While preparing my post on Daniel E. Green I found an image of his incisive pastel portrait of Robert Beverly Hale (left).
Hale was probably the foremost teacher of figure drawing and artistic anatomy in America. He was Curator of the American Painting and Sculpture Department at the Metropolitan Museum of Art, Instructor of Drawing and Lecturer on Anatomy at The Art Students League in New York, and Lecturer on Anatomy at The Pennsylvania Academy of the Fine Arts in Philadelphia.

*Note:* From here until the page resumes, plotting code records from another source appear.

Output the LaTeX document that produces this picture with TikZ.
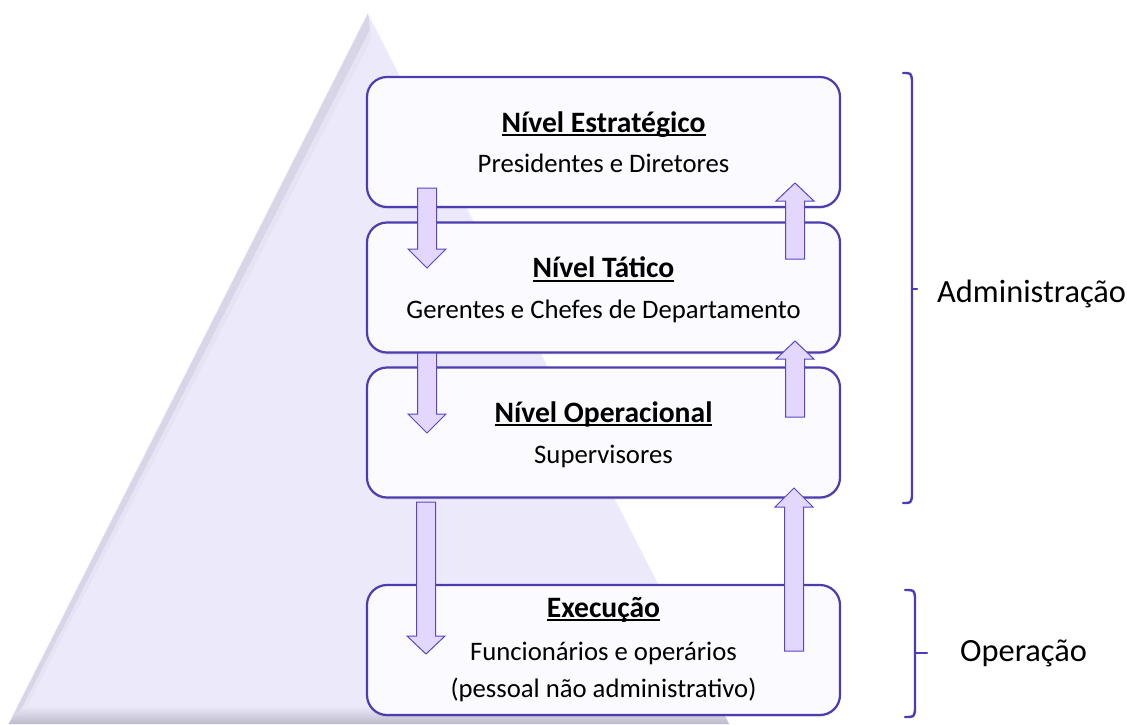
\documentclass[tikz,border=0pt]{standalone}
\usepackage{fontspec}
\setmainfont{Carlito}
\usetikzlibrary{shadows}
\definecolor{tri}{HTML}{ECE9FB}
\definecolor{triedge}{HTML}{D8D5E8}
\definecolor{trigrey}{HTML}{BDBACB}
\definecolor{boxline}{HTML}{4B3CAF}
\definecolor{boxfill}{HTML}{FBFAFE}
\definecolor{arrfill}{HTML}{E3D7FD}
\definecolor{arrline}{HTML}{5747C2}
\definecolor{bracecol}{HTML}{4B3BB5}
\newcommand\myul[1]{\leavevmode\setbox0=\hbox{#1}\rlap{\rule[-4pt]{\wd0}{2pt}}\box0}
\tikzset{
  lvlbox/.style={draw=boxline, line width=2.2pt, fill=boxfill, rounded corners=20pt,
    minimum width=473pt, minimum height=130pt, inner sep=0pt,
    drop shadow={shadow xshift=0pt, shadow yshift=-2pt, opacity=0.18}},
  titletxt/.style={font=\fontsize{29.6}{33}\selectfont\bfseries, anchor=base, inner sep=0pt},
  subtxt/.style={font=\fontsize{26.7}{30}\selectfont, anchor=base, inner sep=0pt},
  sidetxt/.style={font=\fontsize{32.4}{36}\selectfont, anchor=base west, inner sep=0pt},
  blockarr/.style={draw=arrline, line width=1pt, fill=arrfill, line join=miter},
  bracket/.style={draw=bracecol, line width=2.4pt, line cap=round}
}
\newcommand\downarr[4]{% x, top, headbase, tip
  \path[blockarr] (#1-9.5,#2) -- (#1+9.5,#2) -- (#1+9.5,#3) -- (#1+19,#3) -- (#1,#4)
    -- (#1-19,#3) -- (#1-9.5,#3) -- cycle;}
\newcommand\uparr[4]{% x, bottom, headbase, tip
  \path[blockarr] (#1-9.5,#2) -- (#1+9.5,#2) -- (#1+9.5,#3) -- (#1+19,#3) -- (#1,#4)
    -- (#1-19,#3) -- (#1-9.5,#3) -- cycle;}
\begin{document}
\begin{tikzpicture}[x=1pt,y=-1pt]
\useasboundingbox (0,0) rectangle (1127,724);
% pyramid
\fill[tri] (368,12) -- (730,724) -- (8,724) -- cycle;
\fill[triedge] (368,12) -- (370,30) -- (20,712) -- (8,724) -- cycle;
\fill[tri!70!triedge] (370,30) -- (20,712) -- (26,708) -- (371,40) -- cycle;
\shade[top color=tri, bottom color=trigrey] (24,706) -- (722,706) -- (730,724) -- (8,724) -- cycle;
\draw[white, line width=1.4pt, opacity=0.9] (368,12) -- (730,724);
\draw[white, line width=1pt, opacity=0.8] (368,12) -- (8,724);
% boxes
\node[lvlbox] (b1) at (603.5,142) {};
\node[lvlbox] (b2) at (603.5,287.5) {};
\node[lvlbox] (b3) at (603.5,432.5) {};
\node[lvlbox] (b4) at (603.5,650) {};
% texts
\node[titletxt] (t1) at (603.5,132) {\myul{Nível Estratégico}};
\node[subtxt] (s1) at (603.5,172) {Presidentes e Diretores};
\node[titletxt] (t2) at (603.5,277.5) {\myul{Nível Tático}};
\node[subtxt] (s2) at (603.5,318) {Gerentes e Chefes de Departamento};
\node[titletxt] (t3) at (603.5,422) {\myul{Nível Operacional}};
\node[subtxt] (s3) at (603.5,463) {Supervisores};
\node[titletxt] (t4) at (603.5,617) {\myul{Execução}};
\node[subtxt] (s4) at (603.5,660) {Funcionários e operários};
\node[subtxt] (s5) at (603.5,697) {(pessoal não administrativo)};
% arrows
\downarr{427}{188}{249}{268}
\downarr{427}{353}{414}{433}
\downarr{426}{502}{636}{654}
\uparr{795}{259}{201}{183}
\uparr{795}{417}{359}{341}
\uparr{794}{651}{507}{488}
% brackets
\coordinate (a1) at (903,73);
\coordinate (a2) at (903,503);
\draw[bracket] (a1) .. controls (911,73) .. (912,80) -- (912,496) .. controls (911,503) .. (a2);
\draw[bracket] (912,289) -- (917,289);
\coordinate (o1) at (905,590);
\coordinate (o2) at (905,717);
\draw[bracket] (o1) .. controls (914,590) .. (915,597) -- (915,710) .. controls (914,717) .. (o2);
\draw[bracket] (915,653) -- (927,653);
\node[sidetxt] (adm) at (937,302) {Administração};
\node[sidetxt] (op) at (960,661) {Operação};
\end{tikzpicture}
\end{document}
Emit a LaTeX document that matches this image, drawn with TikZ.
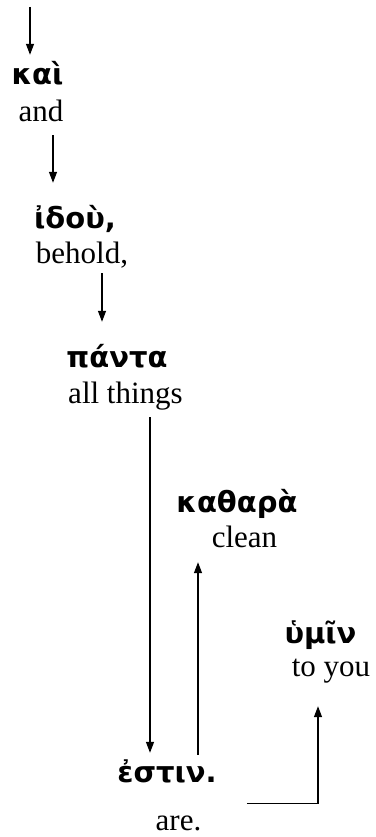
\documentclass[tikz,border=0pt]{standalone}
\usepackage{fontspec}
\setmainfont{Liberation Serif}
\newfontfamily\greekfont{DejaVu Sans Bold}
\usetikzlibrary{arrows.meta}

\tikzset{
 greek/.style={font=\greekfont\fontsize{29}{33}\selectfont, inner sep=0, anchor=base, text height=20pt, text depth=6pt},
 gloss/.style={font=\fontsize{31}{36}\selectfont, inner sep=0, anchor=base, text height=20pt, text depth=7pt},
 arr/.style={line width=1.3pt, -{Triangle[length=11pt,width=8pt]}}
}

\begin{document}
\begin{tikzpicture}[x=1pt, y=-1pt]
\useasboundingbox (0,0) rectangle (375,837);
% words: greek on top, english gloss below
\foreach \nm/\gx/\gy/\gr/\ex/\ey/\en in {kai/37.5/85/καὶ/41/122/and, idou/75/228/{ἰδοὺ,}/82/263/{behold,}, panta/117/367/πάντα/125.5/403/all things, kathara/237/512/καθαρὰ/244.5/547/clean, hymin/320.5/643/ὑμῖν/331/676/to you, estin/167/782/ἐστιν./178.5/830/are.} {
 \node[greek] (\nm) at (\gx,\gy) {\gr};
 \node[gloss] (\nm-e) at (\ex,\ey) {\en};
}
\coordinate (top) at (30,7);
\draw[arr, shorten >=10pt] (top) -- (top |- kai.north);
\draw[arr, shorten <=6pt, shorten >=25pt] ([xshift=12pt]kai-e.south) -- ([xshift=12pt]kai-e.south |- idou.north);
\draw[arr, shorten <=3pt, shorten >=25pt] ([xshift=20pt]idou-e.south) -- ([xshift=20pt]idou-e.south |- panta.north);
\draw[arr, shorten <=7pt, shorten >=9pt] ([xshift=24.5pt]panta-e.south) -- ([xshift=24.5pt]panta-e.south |- estin.north);
\draw[arr, shorten <=7pt, shorten >=8pt] ([xshift=31pt]estin.north) -- ([xshift=31pt]estin.north |- kathara-e.south);
\draw[arr, shorten >=23pt] ([shift={(30pt,-15pt)}]estin.south east) -| ([xshift=-13pt]hymin-e.south);
\end{tikzpicture}
\end{document}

When I was a student at the Academy I had the privilege of attending Hale’s lectures on artistic anatomy. I was pretty young at the time and unaware of Hale’s status or reputation as a teacher. To me he was just “the anatomy lecture guy”. His lectures, however, left no doubt that you were getting the real goods from someone who knew his subject in extraordinary depth. I began to realize just how good he was when I started to pick up his books.
Hale was the author or co-author of some of the best books ever written on figure drawing and artistic anatomy: “Drawing Lessons from the Great Masters: 100 Great Drawings Analyzed, Figure Drawing Fundamentals Defined, Master Class in Figure Drawing, Artistic Anatomy (with Dr. Paul Richer), and “Anatomy Lessons from the Great Masters” (with Terence Coyle).
All of them are excellent. Anatomy Lessons from the Great Masters is my favorite book on artistic anatomy. Coyle took material from lectures by Hale, who really knew the work of the masters in addition to his knowledge of figure drawing and anatomy, included the corresponding images from Rembrandt, Rubens, Raphael, Michaelangelo, Pontormo, Leonardo, Prud’hon and others, and arranged them on opposing pages to illustrate important principles of artistic anatomy.
Hale’s quotes are accompanied by a diagram that Coyle has annotated so you know exactly what part of the master drawing Hale is referring to (image at left, below Daniel E. Green’s portrait of Hale). Wow, what a great way to learn artistic anatomy.